As any baseball manager worth his ill-fitting pullover will tell you, though, it's too early to reach any reasonable conclusions from what's happened on the field so far.
Every team has played a handful of games, leaving a tidy 157 or so to go. As former Orioles manager Mike Hargrove liked to say, "Get to the quarter pole before you start evaluating teams."
It's a solid credo, but this one's not bad, either: "It's never too early for random speculation and old-fashioned guesswork." Sure, baseball is a team game, but which individuals will have the biggest impact on whether their clubs are successful in 2006? Here's a top 10 list of guys on the spot - with names subject to change by the quarter pole.
1. Pedro Martinez, pitcher, New York Mets: The big-spending Mets have a frightening lineup and a revamped bullpen. But they dealt two starting pitchers - Jae Seo and Kris Benson - and have handed over one rotation spot to a true rookie. Even at 34, Martinez is still one of the best pitchers around. But he must stay healthy and make 30-plus starts to anchor the Mets' staff or it'll be another bust season in the Big Apple.
2. Scott Rolen, third baseman, St. Louis Cardinals: Albert Pujols is baseball's best hitter, Chris Carpenter is one of its top pitchers and Tony La Russa is perhaps the game's best manager. In a weakened National League, this team should be able to close its eyes and show up in October. But when they get there, the Cardinals will need Rolen's bat, glove and leadership to win a World Series title. He started off hot, but his surgically repaired elbow needs to hold up.
3. Bobby Jenks, pitcher, Chicago White Sox: Jenks looked liked another scrapheap project when the Los Angeles Angels released him in December 2004. The White Sox picked him up, bad right elbow and all, and then rode his 270-pound frame to a championship. Only 25, he could be on his way to an All-Star career as a closer. Or he could be the latest post-World Series flameout. The White Sox have a solid relief corps, but it's not the same without Jenks.
4. A.J. Burnett, pitcher, Toronto Blue Jays: No one made a bigger free-agent splash than Burnett, a sub-.500 starter with a history of injuries.
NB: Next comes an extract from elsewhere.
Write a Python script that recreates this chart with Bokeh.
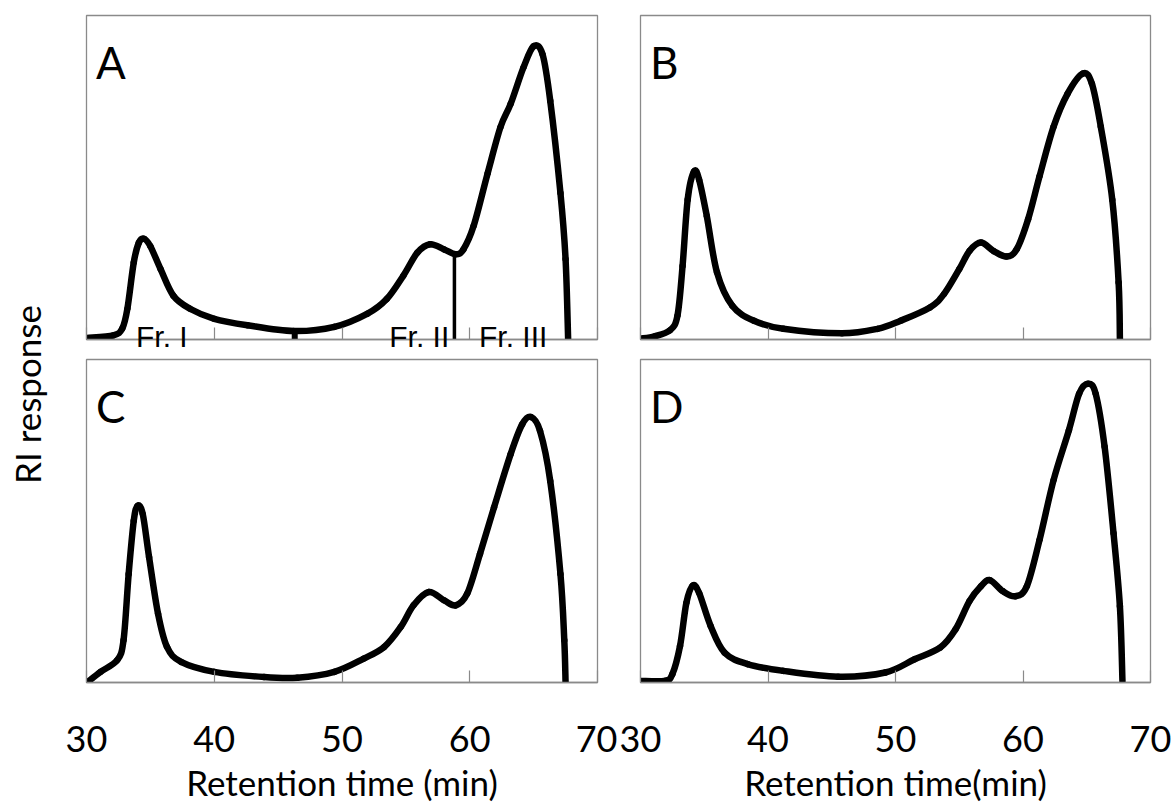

He signed a five-year, $55 million contract with the Blue Jays, but already is on the disabled list with a sore elbow. Every year it seems a pitcher gets big money and then falls apart. Burnett has plenty to prove, and his success could help make the Jays formidable.
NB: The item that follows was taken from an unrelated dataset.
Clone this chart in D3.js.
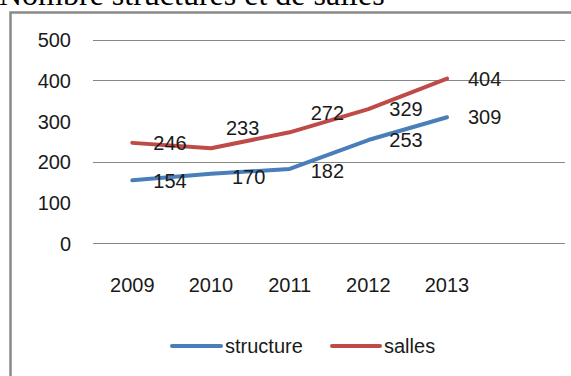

5. Miguel Tejada, shortstop, Orioles: Last season perfectly demonstrated Tejada's importance to the Orioles. When he was pushing for a second Most Valuable Player award in the first half, the club was in first place. When he wilted in the heat of Raffygate and Sammygate, the Orioles traveled south with him. They need his bat, but more important, they feed off his contagious enthusiasm. The B-12 shots are history, he has said, but will his energy stick around for 162 games?
6. Curt Schilling, pitcher, Boston Red Sox: He's the Pedro Martinez of the American League. Schilling, 39, is dominant when healthy. But he made just 11 starts in 2005, his fewest since the season after the Orioles traded him (and two other future All-Stars for Glenn Davis, in case you forgot) to the Houston Astros in 1991. The guy loves proving people wrong, but it'll be tough. With him shelved, Boston lacks a proven ace.
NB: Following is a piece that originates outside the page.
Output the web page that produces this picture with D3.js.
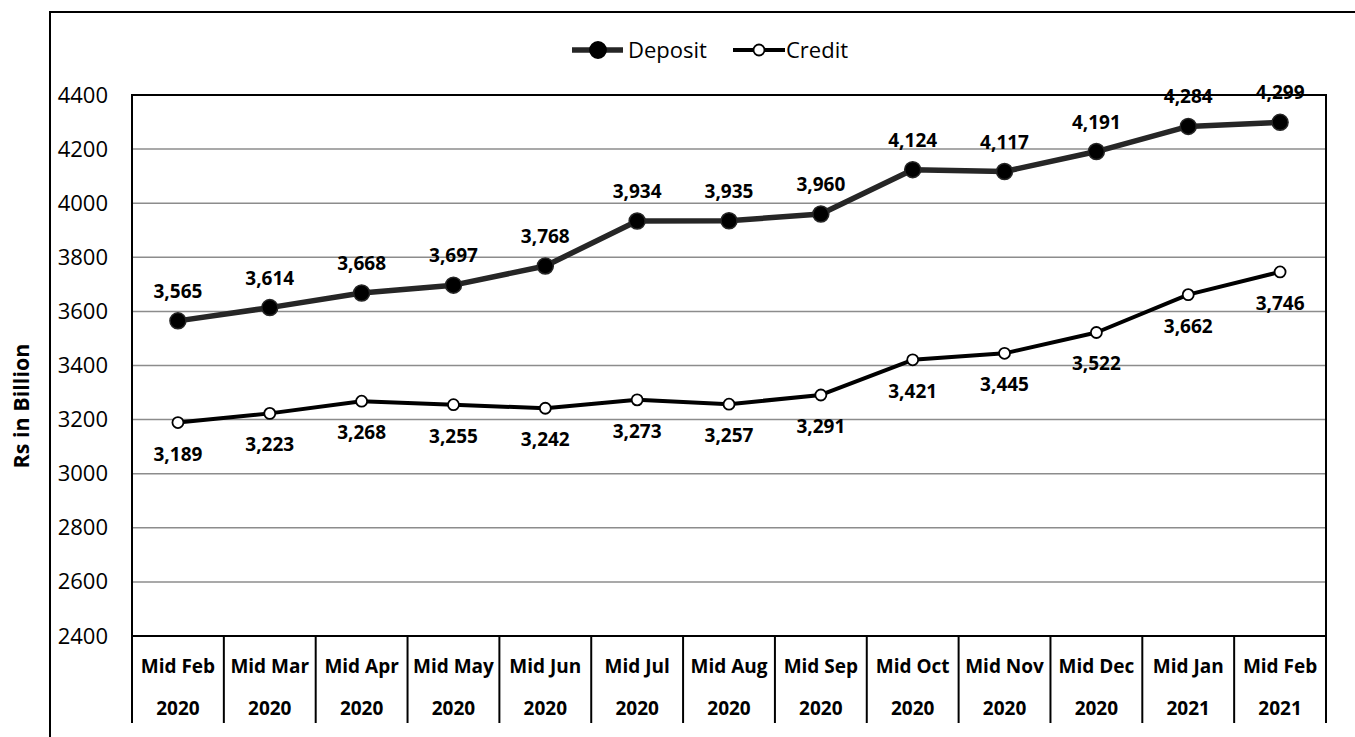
<!DOCTYPE html>
<html>
<head>
<meta charset="utf-8">
<script src="https://cdn.jsdelivr.net/npm/d3@7"></script>
<style>
  body { margin: 0; background: #fff; }
  svg { font-family: "Open Sans", sans-serif; }
</style>
</head>
<body>
<svg id="chart" width="1355" height="737"></svg>
<script>
// data
const months = ['Mid Feb', 'Mid Mar', 'Mid Apr', 'Mid May', 'Mid Jun', 'Mid Jul', 'Mid Aug',
    'Mid Sep', 'Mid Oct', 'Mid Nov', 'Mid Dec', 'Mid Jan', 'Mid Feb'];
const years = ['2020', '2020', '2020', '2020', '2020', '2020', '2020',
    '2020', '2020', '2020', '2020', '2021', '2021'];
const deposit = [3565, 3614, 3668, 3697, 3768, 3934, 3935, 3960, 4124, 4117, 4191, 4284, 4299];
const credit = [3189, 3223, 3268, 3255, 3242, 3273, 3257, 3291, 3421, 3445, 3522, 3662, 3746];
const yTicks = [2400, 2600, 2800, 3000, 3200, 3400, 3600, 3800, 4000, 4200, 4400];

const svg = d3.select('#chart');
const plotLeft = 132, plotRight = 1326, plotTop = 95, plotBottom = 636;

const keys = months.map((m, i) => i);
const x = d3.scaleBand().domain(keys).range([plotLeft, plotRight]);
const y = d3.scaleLinear().domain([2400, 4400]).range([plotBottom, plotTop]);
const fmt = d3.format(',');

// outer chart frame
svg.append('rect')
    .attr('x', 50).attr('y', 12)
    .attr('width', 1400).attr('height', 800)
    .attr('fill', 'none').attr('stroke', '#000').attr('stroke-width', 2);

// gridlines
svg.append('g').selectAll('line')
    .data(yTicks.slice(1, -1))
    .join('line')
    .attr('x1', plotLeft).attr('x2', plotRight)
    .attr('y1', (d) => y(d)).attr('y2', (d) => y(d))
    .attr('stroke', '#8c8c8c').attr('stroke-width', 1.5);

// plot frame
svg.append('rect')
    .attr('x', plotLeft).attr('y', plotTop)
    .attr('width', plotRight - plotLeft).attr('height', plotBottom - plotTop)
    .attr('fill', 'none').attr('stroke', '#000').attr('stroke-width', 2);

// y axis
const yAxis = svg.append('g')
    .attr('transform', `translate(${plotLeft - 24},0)`)
    .call(d3.axisLeft(y).tickValues(yTicks).tickFormat(d3.format('d')).tickSize(0).tickPadding(0));
yAxis.select('.domain').remove();
yAxis.selectAll('text')
    .attr('font-family', '"Open Sans", sans-serif')
    .attr('font-size', 22)
    .attr('fill', '#000');

svg.append('text')
    .attr('transform', 'translate(28.5,406) rotate(-90)')
    .attr('text-anchor', 'middle')
    .attr('font-size', 21.5).attr('font-weight', 'bold')
    .text('Rs in Billion');

// category table
const tableBottom = 723;
svg.append('g').selectAll('line')
    .data(keys.concat([keys.length]))
    .join('line')
    .attr('x1', (d) => plotLeft + d * x.bandwidth())
    .attr('x2', (d) => plotLeft + d * x.bandwidth())
    .attr('y1', plotBottom).attr('y2', tableBottom)
    .attr('stroke', '#000').attr('stroke-width', 2);

svg.append('g').selectAll('text')
    .data(keys)
    .join('text')
    .attr('x', (d) => x(d) + x.bandwidth() / 2)
    .attr('y', 673)
    .attr('text-anchor', 'middle')
    .attr('font-size', 19).attr('font-weight', 'bold')
    .text((d) => months[d]);

svg.append('g').selectAll('text')
    .data(keys)
    .join('text')
    .attr('x', (d) => x(d) + x.bandwidth() / 2)
    .attr('y', 715)
    .attr('text-anchor', 'middle')
    .attr('font-size', 19).attr('font-weight', 'bold')
    .text((d) => years[d]);

const cx = (i) => x(i) + x.bandwidth() / 2;
const line = d3.line().x((d, i) => cx(i)).y((d) => y(d));

// credit series
svg.append('path')
    .datum(credit)
    .attr('d', line)
    .attr('fill', 'none').attr('stroke', '#000').attr('stroke-width', 4)
    .attr('stroke-linejoin', 'round');
svg.append('g').selectAll('circle')
    .data(credit)
    .join('circle')
    .attr('cx', (d, i) => cx(i)).attr('cy', (d) => y(d))
    .attr('r', 5.5)
    .attr('fill', '#fff').attr('stroke', '#000').attr('stroke-width', 1.8);
svg.append('g').selectAll('text')
    .data(credit)
    .join('text')
    .attr('x', (d, i) => cx(i)).attr('y', (d) => y(d) + 38)
    .attr('text-anchor', 'middle')
    .attr('font-size', 19).attr('font-weight', 'bold')
    .text((d) => fmt(d));

// deposit series
svg.append('path')
    .datum(deposit)
    .attr('d', line)
    .attr('fill', 'none').attr('stroke', '#262626').attr('stroke-width', 5.5)
    .attr('stroke-linejoin', 'round');
svg.append('g').selectAll('circle')
    .data(deposit)
    .join('circle')
    .attr('cx', (d, i) => cx(i)).attr('cy', (d) => y(d))
    .attr('r', 8)
    .attr('fill', '#000').attr('stroke', '#262626').attr('stroke-width', 1.5);
svg.append('g').selectAll('text')
    .data(deposit)
    .join('text')
    .attr('x', (d, i) => cx(i)).attr('y', (d) => y(d) - 23)
    .attr('text-anchor', 'middle')
    .attr('font-size', 19).attr('font-weight', 'bold')
    .text((d) => fmt(d));

// legend
const legend = svg.append('g');
const legendItems = [
    {name: 'Deposit', x1: 572, x2: 623, cx: 598, r: 8, fill: '#000', sw: 5.5, stroke: '#262626', tx: 628},
    {name: 'Credit', x1: 733, x2: 785, cx: 759, r: 5.5, fill: '#fff', sw: 4, stroke: '#000', tx: 786}
];
legendItems.forEach((item) => {
    legend.append('line')
        .attr('x1', item.x1).attr('x2', item.x2)
        .attr('y1', 50).attr('y2', 50)
        .attr('stroke', item.stroke).attr('stroke-width', item.sw);
    legend.append('circle')
        .attr('cx', item.cx).attr('cy', 50).attr('r', item.r)
        .attr('fill', item.fill).attr('stroke', '#000').attr('stroke-width', 1.8);
    legend.append('text')
        .attr('x', item.tx).attr('y', 58)
        .attr('font-size', 22)
        .text(item.name);
});
</script>
</body>
</html>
7. Alfonso Soriano, outfielder, Washington Nationals: Admittedly, this team has little depth in its starting rotation and already lost its top setup reliever, so it might not matter if Soriano hits 60 home runs. But it's impossible to leave this guy off the list after his reluctance to play the outfield and his first-week benching for not running out a pop-up. His bat should elevate the offense, but he also could be dealt midseason if the Nationals stink.
8. Mariano Rivera, pitcher, New York Yankees: OK, if he is healthy, he is automatic. And there's no reason to think he won't be healthy. But he's 36. And even superhumans break down eventually. An injury to Rivera would be the toughest one for the Yankees to overcome. Kyle Farnsworth likely would be moved into the closer's role and the rest of the carefully built bullpen could crumble, especially if Octavio Dotel struggles in his return from elbow surgery.
9. Garret Anderson, outfielder, Los Angeles Angels: The only thing that has kept the Angels from returning to the World Series - besides a Josh Paul rollback, perhaps - is a more explosive offense. If Anderson could return to his pre-2004 form, it certainly would help. If not, the club will have to move one of its coveted prospects in July for a bat. Anderson is only 33, but his body is 50.
10. Randy Winn, outfielder, San Francisco Giants: Barry Bonds is seemingly the only player in San Francisco, but there are 24 other guys there. Winn hit 14 homers and batted .359 after being traded from the Seattle Mariners to the Giants during late July. Based on his past numbers, it looks like a two-month aberration. But if Winn can hit .300 with 20-plus homers, the geriatric Giants could make a run in the weak National League West, even if Bonds takes his reality TV show and goes home.